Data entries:
- - - - -

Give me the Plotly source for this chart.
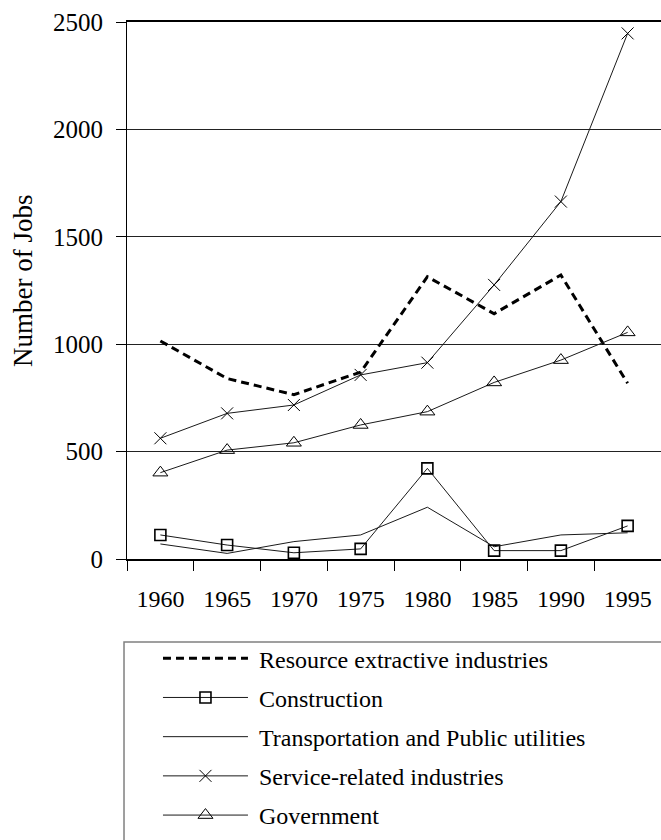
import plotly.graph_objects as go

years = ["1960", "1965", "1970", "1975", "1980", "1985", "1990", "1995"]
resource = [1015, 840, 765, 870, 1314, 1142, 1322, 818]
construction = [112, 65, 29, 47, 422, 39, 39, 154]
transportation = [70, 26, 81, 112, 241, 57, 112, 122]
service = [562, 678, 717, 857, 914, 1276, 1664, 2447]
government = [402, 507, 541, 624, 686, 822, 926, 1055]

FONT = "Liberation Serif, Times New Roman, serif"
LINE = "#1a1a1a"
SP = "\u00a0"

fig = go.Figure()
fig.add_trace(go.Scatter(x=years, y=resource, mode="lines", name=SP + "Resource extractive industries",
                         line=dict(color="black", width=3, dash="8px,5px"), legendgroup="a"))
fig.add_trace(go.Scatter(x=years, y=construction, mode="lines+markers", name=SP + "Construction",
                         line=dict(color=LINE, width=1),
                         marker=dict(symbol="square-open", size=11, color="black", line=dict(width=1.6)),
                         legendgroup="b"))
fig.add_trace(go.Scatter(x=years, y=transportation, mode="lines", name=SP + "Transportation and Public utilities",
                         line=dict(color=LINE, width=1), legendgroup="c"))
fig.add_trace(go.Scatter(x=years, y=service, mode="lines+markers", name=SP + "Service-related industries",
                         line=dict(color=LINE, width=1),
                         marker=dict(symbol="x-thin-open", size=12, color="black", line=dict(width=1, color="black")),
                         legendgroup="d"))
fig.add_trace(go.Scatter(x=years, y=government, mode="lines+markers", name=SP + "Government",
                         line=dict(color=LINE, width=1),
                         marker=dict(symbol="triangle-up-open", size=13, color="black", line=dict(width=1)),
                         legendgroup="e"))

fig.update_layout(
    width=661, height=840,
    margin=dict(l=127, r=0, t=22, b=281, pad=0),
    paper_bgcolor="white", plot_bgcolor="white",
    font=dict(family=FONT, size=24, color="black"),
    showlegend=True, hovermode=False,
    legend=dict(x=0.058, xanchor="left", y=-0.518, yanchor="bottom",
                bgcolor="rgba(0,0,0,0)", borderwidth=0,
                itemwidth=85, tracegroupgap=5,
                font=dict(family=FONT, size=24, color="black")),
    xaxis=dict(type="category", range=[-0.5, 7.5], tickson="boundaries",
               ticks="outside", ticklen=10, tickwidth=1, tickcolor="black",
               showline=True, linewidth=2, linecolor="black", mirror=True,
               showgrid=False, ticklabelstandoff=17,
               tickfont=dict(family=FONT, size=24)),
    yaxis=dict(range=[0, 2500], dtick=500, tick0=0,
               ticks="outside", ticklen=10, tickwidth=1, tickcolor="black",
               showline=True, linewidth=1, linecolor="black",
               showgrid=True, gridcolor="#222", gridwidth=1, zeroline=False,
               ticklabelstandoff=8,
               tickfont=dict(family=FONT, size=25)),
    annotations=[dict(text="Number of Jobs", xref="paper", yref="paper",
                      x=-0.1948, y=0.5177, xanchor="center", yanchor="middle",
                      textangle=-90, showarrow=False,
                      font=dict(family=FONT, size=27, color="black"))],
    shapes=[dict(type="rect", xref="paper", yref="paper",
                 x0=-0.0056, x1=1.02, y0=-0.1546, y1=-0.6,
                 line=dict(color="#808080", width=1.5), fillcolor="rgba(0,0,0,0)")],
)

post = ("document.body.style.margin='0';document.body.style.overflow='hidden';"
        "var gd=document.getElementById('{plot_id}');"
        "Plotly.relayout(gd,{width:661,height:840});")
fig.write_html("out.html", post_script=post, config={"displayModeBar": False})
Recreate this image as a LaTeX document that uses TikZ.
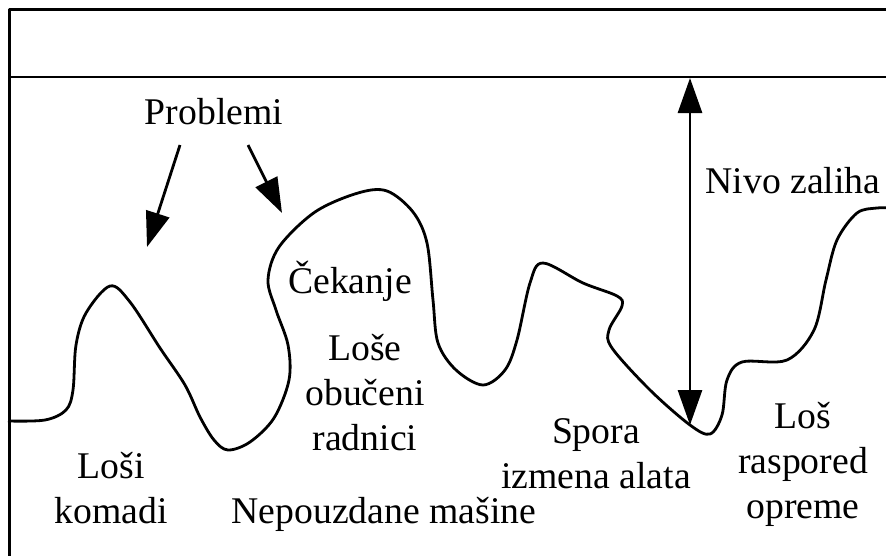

- - - - -

> Instructions to follow: Your task is to repeat the material above exactly, without its pictures.

> Solution to this exercise:
Give me the Plotly source for this chart.
import plotly.graph_objects as go

years = ["1960", "1965", "1970", "1975", "1980", "1985", "1990", "1995"]
resource = [1015, 840, 765, 870, 1314, 1142, 1322, 818]
construction = [112, 65, 29, 47, 422, 39, 39, 154]
transportation = [70, 26, 81, 112, 241, 57, 112, 122]
service = [562, 678, 717, 857, 914, 1276, 1664, 2447]
government = [402, 507, 541, 624, 686, 822, 926, 1055]

FONT = "Liberation Serif, Times New Roman, serif"
LINE = "#1a1a1a"
SP = "\u00a0"

fig = go.Figure()
fig.add_trace(go.Scatter(x=years, y=resource, mode="lines", name=SP + "Resource extractive industries",
                         line=dict(color="black", width=3, dash="8px,5px"), legendgroup="a"))
fig.add_trace(go.Scatter(x=years, y=construction, mode="lines+markers", name=SP + "Construction",
                         line=dict(color=LINE, width=1),
                         marker=dict(symbol="square-open", size=11, color="black", line=dict(width=1.6)),
                         legendgroup="b"))
fig.add_trace(go.Scatter(x=years, y=transportation, mode="lines", name=SP + "Transportation and Public utilities",
                         line=dict(color=LINE, width=1), legendgroup="c"))
fig.add_trace(go.Scatter(x=years, y=service, mode="lines+markers", name=SP + "Service-related industries",
                         line=dict(color=LINE, width=1),
                         marker=dict(symbol="x-thin-open", size=12, color="black", line=dict(width=1, color="black")),
                         legendgroup="d"))
fig.add_trace(go.Scatter(x=years, y=government, mode="lines+markers", name=SP + "Government",
                         line=dict(color=LINE, width=1),
                         marker=dict(symbol="triangle-up-open", size=13, color="black", line=dict(width=1)),
                         legendgroup="e"))

fig.update_layout(
    width=661, height=840,
    margin=dict(l=127, r=0, t=22, b=281, pad=0),
    paper_bgcolor="white", plot_bgcolor="white",
    font=dict(family=FONT, size=24, color="black"),
    showlegend=True, hovermode=False,
    legend=dict(x=0.058, xanchor="left", y=-0.518, yanchor="bottom",
                bgcolor="rgba(0,0,0,0)", borderwidth=0,
                itemwidth=85, tracegroupgap=5,
                font=dict(family=FONT, size=24, color="black")),
    xaxis=dict(type="category", range=[-0.5, 7.5], tickson="boundaries",
               ticks="outside", ticklen=10, tickwidth=1, tickcolor="black",
               showline=True, linewidth=2, linecolor="black", mirror=True,
               showgrid=False, ticklabelstandoff=17,
               tickfont=dict(family=FONT, size=24)),
    yaxis=dict(range=[0, 2500], dtick=500, tick0=0,
               ticks="outside", ticklen=10, tickwidth=1, tickcolor="black",
               showline=True, linewidth=1, linecolor="black",
               showgrid=True, gridcolor="#222", gridwidth=1, zeroline=False,
               ticklabelstandoff=8,
               tickfont=dict(family=FONT, size=25)),
    annotations=[dict(text="Number of Jobs", xref="paper", yref="paper",
                      x=-0.1948, y=0.5177, xanchor="center", yanchor="middle",
                      textangle=-90, showarrow=False,
                      font=dict(family=FONT, size=27, color="black"))],
    shapes=[dict(type="rect", xref="paper", yref="paper",
                 x0=-0.0056, x1=1.02, y0=-0.1546, y1=-0.6,
                 line=dict(color="#808080", width=1.5), fillcolor="rgba(0,0,0,0)")],
)

post = ("document.body.style.margin='0';document.body.style.overflow='hidden';"
        "var gd=document.getElementById('{plot_id}');"
        "Plotly.relayout(gd,{width:661,height:840});")
fig.write_html("out.html", post_script=post, config={"displayModeBar": False})
Recreate this image as a LaTeX document that uses TikZ.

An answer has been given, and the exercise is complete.